Much of U.S. history involves high-temperature thermal processing in one form or another – melting, forging or heat treating.

In October 1751, the Pennsylvania Assembly ordered the original Liberty Bell from Whitechapel Foundry in London. The London agent was asked by Assembly Speaker Isaac Norris to procure a “good bell of about 2,000 pounds weight. Let it be cast by the best workmen and examined carefully before it is shipped … to proclaim liberty through all the land to all the inhabitants thereof.” The bell arrived on Sept. 1, 1752. During the first test ring, the bell cracked.

Two local Philadelphia foundry workers – John Pass and John Stow – offered to remelt and recast the bell. Believing it to be too brittle, the new bell was alloyed with an additional 1.5 ounces of copper for every pound of the bell. When Liberty Bell II was rung in March 1753, the tone was found to be unacceptable – probably due to the higher copper content. As a result, this bell was also recast by Pass and Stow. When the Liberty Bell III rung in June 1753, it was still found lacking in the tonal qualities of a true E-flat.

Consequently, another bell was ordered from Whitechapel Foundry in London. When this one arrived, it was also found to be lacking tonally. So, the Liberty Bell III remained in use at Independence Hall, and the sister bell was attached to the clock to ring the hours.

In September 1777, as the British approached Philadelphia, all bells were removed from the city. The legitimate concern was that the British would melt the bells down and recast them as cannon. The Liberty Bell was hidden in the floorboards of the Zion Reformed Church in Allentown, Pa. In the 1820s, the sister bell was moved to Olde St. Augustine Church. As a result of ethnic violence, the church was destroyed by fire in 1844 along with the sister bell.

Historical accounts differ on the time when the Liberty Bell cracked, but it occurred sometime between 1817 and 1846. The dogleg “crack” we see today is actually a machined-slot repair ordered in 1846 so that the bell could toll for Washington’s birthday that year. The repair worked temporarily, but as the bell was tolling around noon that day – Feb. 22, 1846 – the fracture grew, putting it completely out of tune.

Why did it crack? Several efforts have been made to analyze the chemical composition of the bell to investigate this. In 1960, The Franklin Institute took drillings from the bell for analysis. In 1975, chemical analysis was performed via X-ray fluorescence at 10 points around the rim of the bell. The readings varied greatly – copper from 65-73%, tin from 24-30% and lead from 1.3-5.5%. This chemical nonuniformity is thought to have contributed to its eventual failure.
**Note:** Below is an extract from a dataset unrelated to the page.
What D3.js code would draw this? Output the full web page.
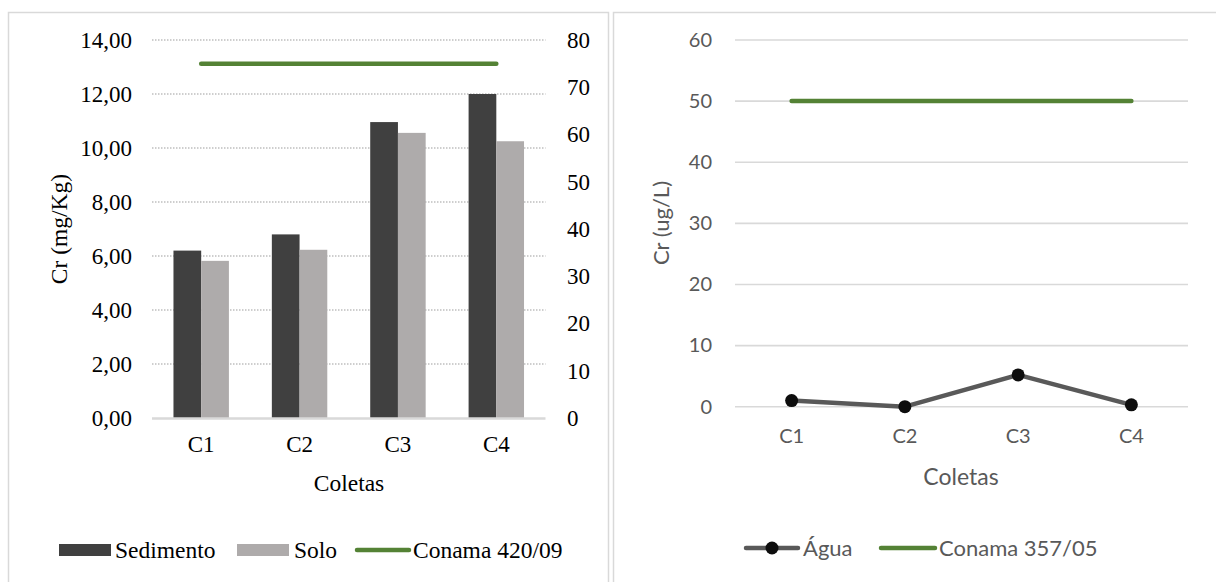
<!DOCTYPE html>
<html><head><meta charset="utf-8">
<script src="https://cdn.jsdelivr.net/npm/d3@7"></script>
<style>body{margin:0;background:#fff}svg{display:block}</style>
</head><body>
<svg id="c" width="1216" height="582"></svg>
<script>
// ---- data ----
const categories = ["C1", "C2", "C3", "C4"];
const sedimento = [6.2, 6.8, 10.96, 12.0];
const solo = [5.82, 6.23, 10.56, 10.25];
const conama420 = [75, 75, 75, 75];           // secondary axis
const leftTicks = [0, 2, 4, 6, 8, 10, 12, 14];
const rightTicks = [0, 10, 20, 30, 40, 50, 60, 70, 80];
const agua = [1.0, 0.0, 5.2, 0.3];
const conama357 = [50, 50, 50, 50];
const waterTicks = [0, 10, 20, 30, 40, 50, 60];
const barSeries = ["Sedimento", "Solo"];

const svg = d3.select("#c");
const GREEN = "#548235", DARK = "#404040", LIGHT = "#AEABAB", GRID = "#D9D9D9";
const SERIF = "'Liberation Serif','Times New Roman',serif";
const SANS = "Lato,'Open Sans',sans-serif";

// panel borders
svg.append("rect").attr("x", 8.5).attr("y", 12.5).attr("width", 600).attr("height", 580)
  .attr("fill", "none").attr("stroke", GRID).attr("stroke-width", 1.5);
svg.append("rect").attr("x", 613.5).attr("y", 12.5).attr("width", 610).attr("height", 580)
  .attr("fill", "none").attr("stroke", GRID).attr("stroke-width", 1.5);

// ===== Left chart =====
const L = svg.append("g");
const x0 = d3.scaleBand().domain(categories).range([152, 545.5]).padding(0);
const yL = d3.scaleLinear().domain([0, 14]).range([418, 40]);
const yR = d3.scaleLinear().domain([0, 80]).range([418, 40]);
const bw = x0.bandwidth();
const groupW = bw * 0.5635;
const x1 = d3.scaleBand().domain(barSeries).range([0, groupW]);
const fmtL = v => d3.format(".2f")(v).replace(".", ",");

// gridlines (dotted)
L.append("g").selectAll("line").data(leftTicks.filter(d => d > 0)).join("line")
  .attr("x1", 152).attr("x2", 545.5)
  .attr("y1", d => yL(d)).attr("y2", d => yL(d))
  .attr("stroke", "#BFBFBF").attr("stroke-width", 1.3).attr("stroke-dasharray", "1.5,1.5");

// left axis labels
const axL = L.append("g").attr("transform", "translate(132,0)")
  .call(d3.axisLeft(yL).tickValues(leftTicks).tickFormat(fmtL).tickSize(0).tickPadding(0));
axL.select(".domain").remove();
axL.selectAll("text").attr("font-family", SERIF).attr("font-size", 23).attr("fill", "#000");

// right axis labels
const axR = L.append("g").attr("transform", "translate(567,0)")
  .call(d3.axisRight(yR).tickValues(rightTicks).tickFormat(d3.format("d")).tickSize(0).tickPadding(0));
axR.select(".domain").remove();
axR.selectAll("text").attr("font-family", SERIF).attr("font-size", 23).attr("fill", "#000");

// bars
const rows = categories.map((c, i) => ({ c, vals: [sedimento[i], solo[i]] }));
const grp = L.append("g").selectAll("g").data(rows).join("g")
  .attr("transform", d => `translate(${x0(d.c) + (bw - groupW) / 2},0)`);
grp.selectAll("rect").data(d => d.vals.map((v, j) => ({ s: barSeries[j], v }))).join("rect")
  .attr("x", d => x1(d.s)).attr("width", x1.bandwidth())
  .attr("y", d => yL(d.v)).attr("height", d => yL(0) - yL(d.v))
  .attr("fill", d => d.s === "Sedimento" ? DARK : LIGHT);

// baseline
L.append("line").attr("x1", 152).attr("x2", 545.5).attr("y1", yL(0) + 0.5).attr("y2", yL(0) + 0.5)
  .attr("stroke", GRID).attr("stroke-width", 2.5);

// Conama 420/09 line (secondary axis)
const cx = c => x0(c) + bw / 2;
L.append("path").datum(conama420)
  .attr("d", d3.line().x((d, i) => cx(categories[i])).y(d => yR(d)))
  .attr("fill", "none").attr("stroke", GREEN).attr("stroke-width", 4.5).attr("stroke-linecap", "round");

// x axis labels
const axX = L.append("g").attr("transform", `translate(0,${yL(0)})`)
  .call(d3.axisBottom(x0).tickSize(0).tickPadding(18));
axX.select(".domain").remove();
axX.selectAll("text").attr("font-family", SERIF).attr("font-size", 23).attr("fill", "#000");

// titles
L.append("text").attr("x", 349).attr("y", 483).attr("dy", "0.35em").attr("text-anchor", "middle")
  .attr("font-family", SERIF).attr("font-size", 23.5).text("Coletas");
L.append("text").attr("transform", "translate(58.5,229) rotate(-90)").attr("dy", "0.35em")
  .attr("text-anchor", "middle").attr("font-family", SERIF).attr("font-size", 23.5).text("Cr (mg/Kg)");

// legend
const lg = L.append("g").attr("font-family", SERIF).attr("font-size", 23.5);
lg.append("rect").attr("x", 59).attr("y", 544).attr("width", 52).attr("height", 12).attr("fill", DARK);
lg.append("text").attr("x", 115).attr("y", 550).attr("dy", "0.35em").text("Sedimento");
lg.append("rect").attr("x", 237).attr("y", 544).attr("width", 52).attr("height", 12).attr("fill", LIGHT);
lg.append("text").attr("x", 294).attr("y", 550).attr("dy", "0.35em").text("Solo");
lg.append("line").attr("x1", 357).attr("x2", 409).attr("y1", 550).attr("y2", 550)
  .attr("stroke", GREEN).attr("stroke-width", 4.5).attr("stroke-linecap", "round");
lg.append("text").attr("x", 413).attr("y", 550).attr("dy", "0.35em").text("Conama 420/09");

// ===== Right chart =====
const R = svg.append("g");
const xw = d3.scaleBand().domain(categories).range([735, 1188]).padding(0);
const yw = d3.scaleLinear().domain([0, 60]).range([406.7, 40]);
const bww = xw.bandwidth();
const cxw = c => xw(c) + bww / 2;

R.append("g").selectAll("line").data(waterTicks).join("line")
  .attr("x1", 735).attr("x2", 1188)
  .attr("y1", d => yw(d)).attr("y2", d => yw(d))
  .attr("stroke", GRID).attr("stroke-width", 1.6);

const axW = R.append("g").attr("transform", "translate(712,0)")
  .call(d3.axisLeft(yw).tickValues(waterTicks).tickFormat(d3.format("d")).tickSize(0).tickPadding(0));
axW.select(".domain").remove();
axW.selectAll("text").attr("font-family", SANS).attr("font-size", 20).attr("fill", "#595959");

const axXW = R.append("g").attr("transform", `translate(0,${yw(0)})`)
  .call(d3.axisBottom(xw).tickSize(0).tickPadding(22));
axXW.select(".domain").remove();
axXW.selectAll("text").attr("font-family", SANS).attr("font-size", 20).attr("fill", "#595959");

R.append("path").datum(conama357)
  .attr("d", d3.line().x((d, i) => cxw(categories[i])).y(d => yw(d)))
  .attr("fill", "none").attr("stroke", GREEN).attr("stroke-width", 4.5).attr("stroke-linecap", "round");

R.append("path").datum(agua)
  .attr("d", d3.line().x((d, i) => cxw(categories[i])).y(d => yw(d)))
  .attr("fill", "none").attr("stroke", "#595959").attr("stroke-width", 4.5).attr("stroke-linejoin", "round");
R.append("g").selectAll("circle").data(agua).join("circle")
  .attr("cx", (d, i) => cxw(categories[i])).attr("cy", d => yw(d)).attr("r", 6.5).attr("fill", "#0D0D0D");

R.append("text").attr("x", 961).attr("y", 477).attr("dy", "0.35em").attr("text-anchor", "middle")
  .attr("font-family", SANS).attr("font-size", 23).attr("fill", "#595959").text("Coletas");
R.append("text").attr("transform", "translate(661,223) rotate(-90)").attr("dy", "0.35em")
  .attr("text-anchor", "middle").attr("font-family", SANS).attr("font-size", 22).attr("fill", "#595959").text("Cr (ug/L)");

const lw = R.append("g").attr("font-family", SANS).attr("font-size", 22).attr("fill", "#595959");
lw.append("line").attr("x1", 746).attr("x2", 798).attr("y1", 548).attr("y2", 548)
  .attr("stroke", "#595959").attr("stroke-width", 4.5).attr("stroke-linecap", "round");
lw.append("circle").attr("cx", 772).attr("cy", 548).attr("r", 6.5).attr("fill", "#0D0D0D");
lw.append("text").attr("x", 803).attr("y", 548).attr("dy", "0.35em").text("Água");
lw.append("line").attr("x1", 881).attr("x2", 935).attr("y1", 548).attr("y2", 548)
  .attr("stroke", GREEN).attr("stroke-width", 4.5).attr("stroke-linecap", "round");
lw.append("text").attr("x", 939).attr("y", 548).attr("dy", "0.35em").text("Conama 357/05");
</script>
</body></html>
It’s also possible there was a casting defect that led to fracture propagation. Today’s nondestructive testing techniques would most likely have helped avoid failure by more effectively carrying out the original directive of “examined carefully before it is shipped.”

Now you know that the Liberty Bell was a product of the slogan, “If at first you don’t succeed, try and try again.” Unfortunately, the third try was still not the charm, but it left us with a unique visual symbol of our nation’s struggle for liberty.